Sunday, January 20, 2013

USB RS-485 Adapter Through Hole PCBs Revisited

The second batch of through hole PCBs arrived recently.  I had fixed errors in the original design, moved some components around, corrected the silkscreen, and added silkscreen labels.  The design was uploaded to China, services paid for, and twelve PCBs were handed to me by the postal worker about four weeks later.

The worst offence of the original design was necessary green wire jumps and cuts rework for the Vcc and Vusb lines.  This new board doesn't require any rework.  I built up two boards and one works, and unfortunately I snipped a power line on the second board while trimming leads on a capacitor and some green wire solved the problem (oops, but good save!).
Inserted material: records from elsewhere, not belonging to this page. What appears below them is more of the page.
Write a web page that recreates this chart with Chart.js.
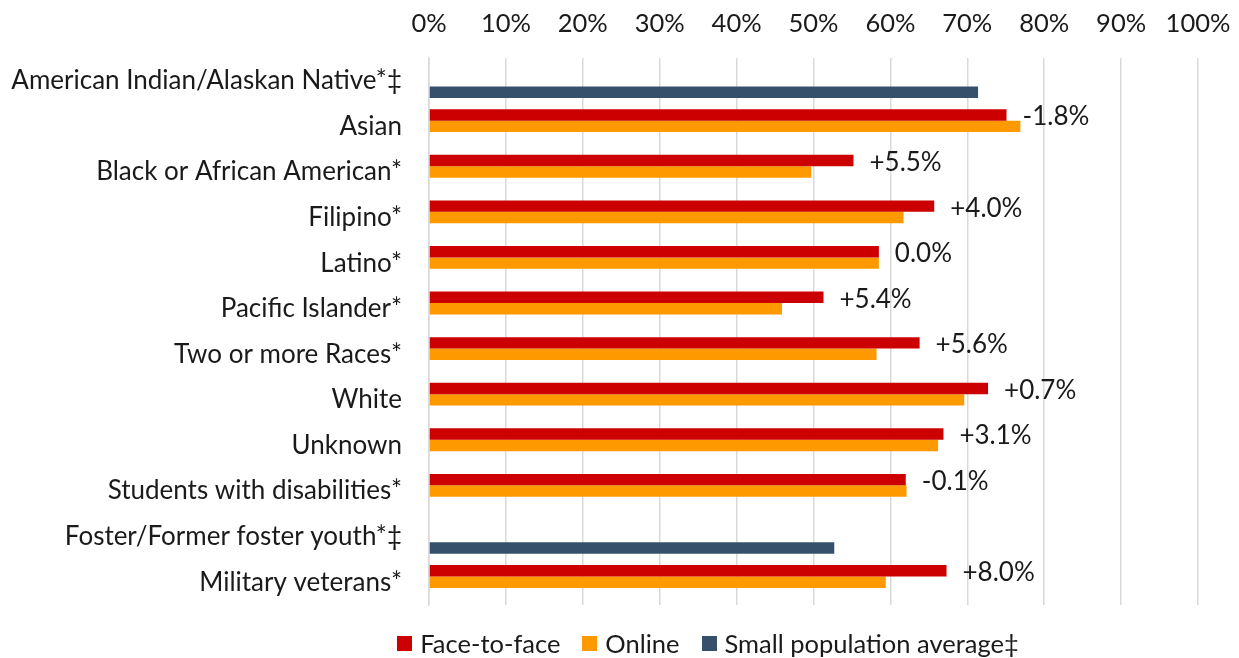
<!DOCTYPE html>
<html>
<head>
<meta charset="utf-8">
<script src="https://cdn.jsdelivr.net/npm/chart.js@4/dist/chart.umd.min.js"></script>
<style>
  html, body { margin: 0; padding: 0; background: #fff; }
  #wrap { position: relative; width: 1239px; height: 658px; }
  #legend {
    position: absolute; left: 0; width: 1239px; top: 628px; height: 30px;
    display: flex; justify-content: center; align-items: center;
    font-family: Lato, sans-serif; font-size: 25.5px; color: #1a1a1a;
    padding-left: 177px; box-sizing: border-box;
  }
  #legend .item { display: flex; align-items: center; margin: 0 11px; }
  #legend .box { width: 15px; height: 15px; margin-right: 8px; }
</style>
</head>
<body>
<div id="wrap">
  <canvas id="chart" width="1239" height="658"></canvas>
  <div id="legend"></div>
</div>
<script>
// Categories (top to bottom)
const categories = [
  'American Indian/Alaskan Native*‡',
  'Asian',
  'Black or African American*',
  'Filipino*',
  'Latino*',
  'Pacific Islander*',
  'Two or more Races*',
  'White',
  'Unknown',
  'Students with disabilities*',
  'Foster/Former foster youth*‡',
  'Military veterans*'
];

// Success rates, percent
const faceToFace = [null, 75.1, 55.2, 65.7, 58.5, 51.3, 63.8, 72.7, 66.9, 62.0, null, 67.3];
const online     = [null, 76.9, 49.7, 61.7, 58.5, 45.9, 58.2, 69.6, 66.2, 62.1, null, 59.4];
const smallPop   = [71.4, null, null, null, null, null, null, null, null, null, 52.7, null];

// Gap labels shown next to the face-to-face bars
const gapLabels = ['', '-1.8%', '+5.5%', '+4.0%', '0.0%', '+5.4%', '+5.6%', '+0.7%', '+3.1%', '-0.1%', '', '+8.0%'];

const xTicks = [0, 10, 20, 30, 40, 50, 60, 70, 80, 90, 100];

const seriesNames = ['Face-to-face', 'Online', 'Small population average‡'];
const seriesColors = ['#CC0000', '#FF9900', '#36506B'];

const FONT = 'Lato, sans-serif';
const TEXT = '#1a1a1a';

Chart.defaults.font.family = FONT;
Chart.defaults.color = TEXT;

// Draws the gap text to the right of each face-to-face bar
const gapLabelPlugin = {
  id: 'gapLabels',
  afterDatasetsDraw(chart) {
    const ctx = chart.ctx;
    const meta = chart.getDatasetMeta(0);
    ctx.save();
    ctx.font = '26px ' + FONT;
    ctx.fillStyle = TEXT;
    ctx.textAlign = 'left';
    ctx.textBaseline = 'middle';
    meta.data.forEach((bar, i) => {
      if (faceToFace[i] == null || !gapLabels[i]) return;
      ctx.fillText(gapLabels[i], bar.x + 16, bar.y + 2);
    });
    ctx.restore();
  }
};

new Chart(document.getElementById('chart'), {
  type: 'bar',
  data: {
    labels: categories,
    datasets: [
      { label: seriesNames[0], data: faceToFace, backgroundColor: seriesColors[0] },
      { label: seriesNames[1], data: online, backgroundColor: seriesColors[1] },
      { label: seriesNames[2], data: smallPop, backgroundColor: seriesColors[2] }
    ]
  },
  options: {
    indexAxis: 'y',
    responsive: false,
    animation: false,
    layout: { padding: { top: 0, right: 41, bottom: 53, left: 0 } },
    datasets: {
      bar: { barPercentage: 1, categoryPercentage: 0.75 }
    },
    plugins: {
      legend: { display: false },
      tooltip: { enabled: false }
    },
    scales: {
      x: {
        position: 'top',
        min: 0,
        max: 100,
        afterBuildTicks: (scale) => {
          scale.ticks = xTicks.map(v => ({ value: v }));
        },
        afterFit: (scale) => {
          scale.height = 58;
          scale.paddingLeft = 0;
          scale.paddingRight = 0;
        },
        border: { display: false },
        grid: { color: '#d9d9d9', lineWidth: 1.5, drawTicks: false },
        ticks: {
          padding: 19,
          font: { size: 25.5 },
          color: TEXT,
          callback: (v) => v + '%'
        }
      },
      y: {
        afterFit: (scale) => { scale.width = 429; },
        border: { display: true, color: '#d9d9d9', width: 1.5 },
        grid: { display: false, drawTicks: false },
        ticks: {
          padding: 27,
          font: { size: 26 },
          color: TEXT,
          autoSkip: false
        }
      }
    }
  },
  plugins: [gapLabelPlugin]
});

// HTML legend
const legendEl = document.getElementById('legend');
seriesNames.forEach((name, i) => {
  const item = document.createElement('div');
  item.className = 'item';
  const box = document.createElement('span');
  box.className = 'box';
  box.style.background = seriesColors[i];
  const txt = document.createElement('span');
  txt.textContent = name;
  item.appendChild(box);
  item.appendChild(txt);
  legendEl.appendChild(item);
});
</script>
</body>
</html>
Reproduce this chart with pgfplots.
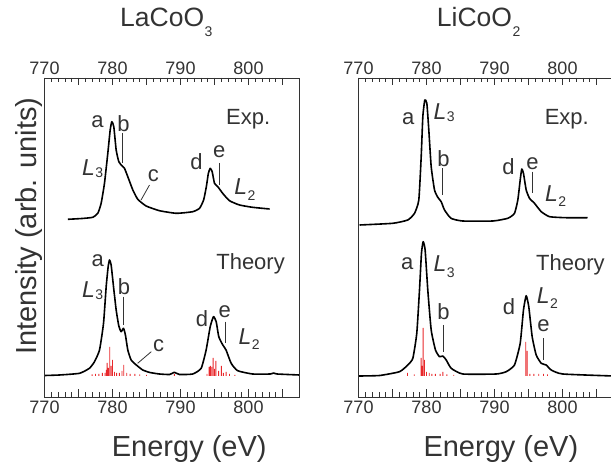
\documentclass[border=0pt]{standalone}
\usepackage{fontspec}
\setmainfont{Liberation Sans}
\usepackage{pgfplots}
\pgfplotsset{compat=1.18}
\definecolor{txt}{HTML}{333333}
\definecolor{stick}{HTML}{E8282B}
\pgfplotsset{
  panel/.style={
    width=255pt, height=319pt, scale only axis, anchor=south west,
    xmin=770, xmax=807.5, ymin=-21, ymax=298,
    xtick={770,775,...,805}, xticklabels={770,,780,,790,,800,},
    minor x tick num=4, ytick=\empty,
    tick align=inside, major tick length=7.5pt, minor tick length=4.5pt,
    axis line style={txt, line width=0.9pt},
    tick style={txt, line width=0.8pt},
    tick label style={font=\fontsize{18}{20}\selectfont, text=txt},
    /pgf/number format/assume math mode=true,
  },
  curve/.style={black, line width=1.6pt, line join=round, smooth, tension=0.3},
  sticks/.style={ybar, bar width=0.9pt, fill=stick, draw=none, mark=none},
}
\tikzset{ann/.style={font=\fontsize{22}{24}\selectfont, text=txt}}
\newcommand{\Ls}[2]{{\fontsize{23}{24}\selectfont\textit{L}}\kern0.5pt\raisebox{-#2pt}{\fontsize{14}{14}\selectfont #1}}
\newcommand{\sub}[1]{\kern0.5pt\raisebox{-9.5pt}{\fontsize{14}{14}\selectfont #1}}
\begin{document}
\begin{tikzpicture}[x=1pt,y=1pt]
% ---------------- LaCoO3 ----------------
\begin{axis}[panel, at={(44.5pt,69pt)}]
\addplot[curve] coordinates {(773.43,156.7)(775.5,157.5)(777.1,158.7)(777.84,162.7)(778.33,172.7)(778.82,192.7)(779.31,222.7)(779.66,246)(779.9,254.3)(780.19,249.3)(780.54,226)(780.93,214.3)(781.42,210)(781.76,207.7)(782.25,199.3)(782.99,186)(783.72,176.7)(784.95,170)(786.9,165.3)(789.4,162.7)(791.8,164.3)(792.8,167.7)(793.4,176)(793.8,189.3)(794.1,202.7)(794.37,207.7)(794.66,204.3)(795.0,192.7)(795.49,189.3)(796.2,182.7)(797.2,175.3)(798.68,171)(800.6,168.7)(803.1,167)};
\addplot[sticks] coordinates {(777.0,1.5)(777.5,2)(778.0,2)(778.5,3)(778.9,3)(779.1,6)(779.2,13)(779.4,8)(779.6,29)(779.8,10)(780.0,16)(780.3,4)(780.6,3)(781.0,3)(781.4,5)(781.65,11)(782.1,3)(782.6,2)(783.3,2)(784.0,1.5)(785.0,1)(789.1,2)(793.9,2)(794.2,9)(794.4,10)(794.6,9)(794.8,18)(795.0,7)(795.2,15)(795.6,5)(796.0,10)(796.3,3)(796.7,4)(797.2,2)(798.0,1)};
\addplot[curve] coordinates {(770,0.5)(772.2,1)(775.15,2.7)(776.6,7.7)(777.35,14.3)(778.09,26)(778.68,52.7)(779.07,89.3)(779.36,109.3)(779.56,116)(779.8,111)(780.15,89.3)(780.54,66)(780.93,50)(781.27,44.3)(781.62,47.7)(781.9,41)(782.25,26)(782.74,16)(783.5,11)(784.45,6)(785.5,3.5)(786.9,2)(788.4,1.5)(789.1,3.7)(789.85,1.5)(791.8,2)(793.04,7.7)(793.77,26)(794.37,49.3)(794.85,59.3)(795.25,54.3)(795.63,39.3)(796.22,31)(796.7,26)(797.45,12.7)(798.4,5.3)(800.6,2)(803.2,2)(803.7,3)(804.2,2)(807.5,1)};
% labels Exp
\node[ann, anchor=base] at (axis cs:777.8,248) {a};
\node[ann, anchor=base] at (axis cs:781.6,244) {b};
\draw[txt, line width=0.8pt] (axis cs:781.5,243) -- (axis cs:781.5,213);
\node[ann, anchor=base west, inner sep=0pt] at (axis cs:775.5,200) {\Ls{3}{1.5}};
\node[ann, anchor=base] at (axis cs:786.0,194) {c};
\draw[txt, line width=0.8pt] (axis cs:785.44,191) -- (axis cs:784.2,176);
\node[ann, anchor=base] at (axis cs:792.35,206) {d};
\node[ann, anchor=base] at (axis cs:795.7,218) {e};
\draw[txt, line width=0.8pt] (axis cs:795.7,213) -- (axis cs:795.7,191);
\node[ann, anchor=base west, inner sep=0pt] at (axis cs:797.9,181) {\Ls{2}{6}};
\node[ann, anchor=base west] at (axis cs:796.2,251) {Exp.};
% labels Theory
\node[ann, anchor=base] at (axis cs:777.84,109.3) {a};
\node[ann, anchor=base west, inner sep=0pt] at (axis cs:775.5,78.5) {\Ls{3}{2}};
\node[ann, anchor=base] at (axis cs:781.7,81) {b};
\draw[txt, line width=0.8pt] (axis cs:781.66,79.3) -- (axis cs:781.66,51);
\node[ann, anchor=base] at (axis cs:786.8,24.3) {c};
\draw[txt, line width=0.8pt] (axis cs:785.7,24.3) -- (axis cs:783.7,12.7);
\node[ann, anchor=base] at (axis cs:793.16,49.3) {d};
\node[ann, anchor=base] at (axis cs:796.5,58.7) {e};
\draw[txt, line width=0.8pt] (axis cs:796.6,54.3) -- (axis cs:796.6,32.7);
\node[ann, anchor=base west, inner sep=0pt] at (axis cs:798.5,31) {\Ls{2}{5}};
\node[ann, anchor=base west] at (axis cs:794.75,106) {Theory};
\end{axis}
\begin{axis}[panel, at={(44.5pt,69pt)}, xticklabel pos=upper]
\end{axis}
% ---------------- LiCoO2 ----------------
\begin{axis}[panel, at={(358.5pt,69pt)}]
\addplot[curve] coordinates {(770.15,151)(775.04,152.7)(777.25,156)(778.24,162.7)(778.87,176)(779.22,219.3)(779.46,259.3)(779.75,276)(780.05,272.7)(780.34,246)(780.69,209.3)(781.18,186)(781.66,178.7)(782.16,174.3)(782.65,166)(783.6,157.7)(785.3,155)(789.75,155)(791.96,157.7)(792.94,162.7)(793.43,176)(793.78,196)(794.01,207)(794.26,202.7)(794.66,186)(795.15,177.7)(795.88,172.7)(796.87,164.3)(798.1,159.3)(800.5,158.3)(803.7,158.3)};
\addplot[sticks] coordinates {(777.2,3)(778.2,1.5)(779.2,18)(779.35,10)(779.5,48)(779.7,16)(780.0,4)(780.4,3)(780.8,2)(781.3,2)(782.0,2)(782.4,4)(783.0,1.5)(784.0,1)(794.6,34)(794.8,25)(795.2,2)(795.8,2)(796.5,2)(797.2,2)(797.8,1.5)};
\addplot[curve] coordinates {(770,0)(773.1,0.5)(776.03,4.3)(777.25,11)(777.99,17.7)(778.57,42.7)(778.97,86)(779.26,122.7)(779.51,134.3)(779.8,126)(780.19,86)(780.69,46)(781.32,26)(781.91,19.3)(782.4,20)(782.9,16)(783.63,7.7)(785.34,2)(790.25,2)(791.72,4.3)(792.94,11)(793.78,32.7)(794.26,66)(794.66,80.3)(795.04,69.3)(795.54,39.3)(796.13,21)(796.87,12.7)(797.6,11)(798.34,6)(800.04,2)(807.5,0)};
% labels Exp
\node[ann, anchor=base] at (axis cs:777.3,251) {a};
\node[ann, anchor=base west, inner sep=0pt] at (axis cs:781.0,256) {\Ls{3}{1.5}};
\node[ann, anchor=base] at (axis cs:782.5,209.3) {b};
\draw[txt, line width=0.8pt] (axis cs:782.3,207.7) -- (axis cs:782.3,181);
\node[ann, anchor=base] at (axis cs:792.06,201) {d};
\node[ann, anchor=base] at (axis cs:795.6,206) {e};
\draw[txt, line width=0.8pt] (axis cs:795.54,204.3) -- (axis cs:795.54,182.7);
\node[ann, anchor=base west, inner sep=0pt] at (axis cs:797.4,174) {\Ls{2}{5}};
\node[ann, anchor=base west] at (axis cs:796.87,251) {Exp.};
% labels Theory
\node[ann, anchor=base] at (axis cs:777.18,106) {a};
\node[ann, anchor=base west, inner sep=0pt] at (axis cs:781.0,104.3) {\Ls{3}{6}};
\node[ann, anchor=base] at (axis cs:782.5,56) {b};
\draw[txt, line width=0.8pt] (axis cs:782.5,51) -- (axis cs:782.5,24.3);
\node[ann, anchor=base] at (axis cs:792.13,61) {d};
\node[ann, anchor=base west, inner sep=0pt] at (axis cs:796.2,72) {\Ls{2}{5}};
\node[ann, anchor=base] at (axis cs:797.2,44.3) {e};
\draw[txt, line width=0.8pt] (axis cs:797.25,37.7) -- (axis cs:797.25,16);
\node[ann, anchor=base west] at (axis cs:795.6,105) {Theory};
\end{axis}
\begin{axis}[panel, at={(358.5pt,69pt)}, xticklabel pos=upper]
\end{axis}
% ---------------- titles and axis labels ----------------
\node[font=\fontsize{26.5}{30}\selectfont, text=txt, anchor=base west, inner sep=0pt] at (120,439) {LaCoO\sub{3}};
\node[font=\fontsize{26.5}{30}\selectfont, text=txt, anchor=base west, inner sep=0pt] at (436.7,439) {LiCoO\sub{2}};
\node[font=\fontsize{29}{32}\selectfont, text=txt, anchor=base west, inner sep=0pt] at (111.7,9.3) {Energy (eV)};
\node[font=\fontsize{29}{32}\selectfont, text=txt, anchor=base west, inner sep=0pt] at (423.3,9.3) {Energy (eV)};
\node[font=\fontsize{29}{32}\selectfont, text=txt, anchor=base west, rotate=90, inner sep=0pt] at (36.7,111) {Intensity (arb. units)};
\pgfresetboundingbox
\path[use as bounding box] (0,0) rectangle (611,466);
\end{tikzpicture}
\end{document}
The silkscreen labels are a bit too small to see with my eyes, but make the board more usable.  I moved the JITE socket out so it hangs off the board with the benefit of the board also fitting screw terminals like those used in my (mostly) surface mount USB RS-485 Adapter board.

Saturday, October 13, 2012

USB RS-485 Adapter Surface Mount Boards

The surface mount PCB version of my RS-485 adapter recently arrived from overseas.  This one is cheaper and cleaner using the 20-pin PIC18F14K50, mostly surface mount parts, and fewer LEDs.  These require more patience to build than the through hole version.

I like the expansion ports on this one.  They are Arduino-esque, with power rails opposite data rails, allowing good stability of possible shield expandability.  Every data pin, including the ones used for RS-485 are drawn out to pads. 

Jumpers are provided to choose whether to connect the RS-485 read enable and drive enable lines from PORTB or PORTC.  This allows for varied resource allocation depending on the other I/O used.  If PORTC is completely free, it can be used as a full 8-bit I/O port.  Otherwise SPI can be used.
 
The first board I built out has the headers, and a Beau Interconnect (now Molex) terminal block socket with detachable screw terminals socket.  The second board built has dedicated screw terminals and no headers for a cleaner look.
 
If you look closely, you can see the green wire work done on the first board due to me stripping a pad of one of the capacitors while trying to replace an incorrect value capacitor.  And I originally built the first one with a 4MHz crystal before reading the datasheet and realizing a 12MHz or 48MHz crystal are the only ones that work for USB with this cpu.  I was able to remove the wrong crystal using two soldering irons, and then replaced it with the 12MHz crystal after another order from Digi-Key.
 
Next step is to load these with the Microchip USB HID bootloader, write up some documentation, and start selling some on eBay.




Friday, September 21, 2012

USB RS-485 Adapter Through Hole PCBs

Here is my first PCB design that has gone to production. I redid the schematics of my original design now implemented in Eagle and also did a two layer PCB layout. I used Seeed's PCB service to produce the PCBs, ordered parts from Digi-Key and assembled them by hand. There were two mistakes with the board. Somehow I didn't connect VCC from USB, and inadvertently connected VCC to VUSB. Three cuts and three jumpers later and the boards work fine.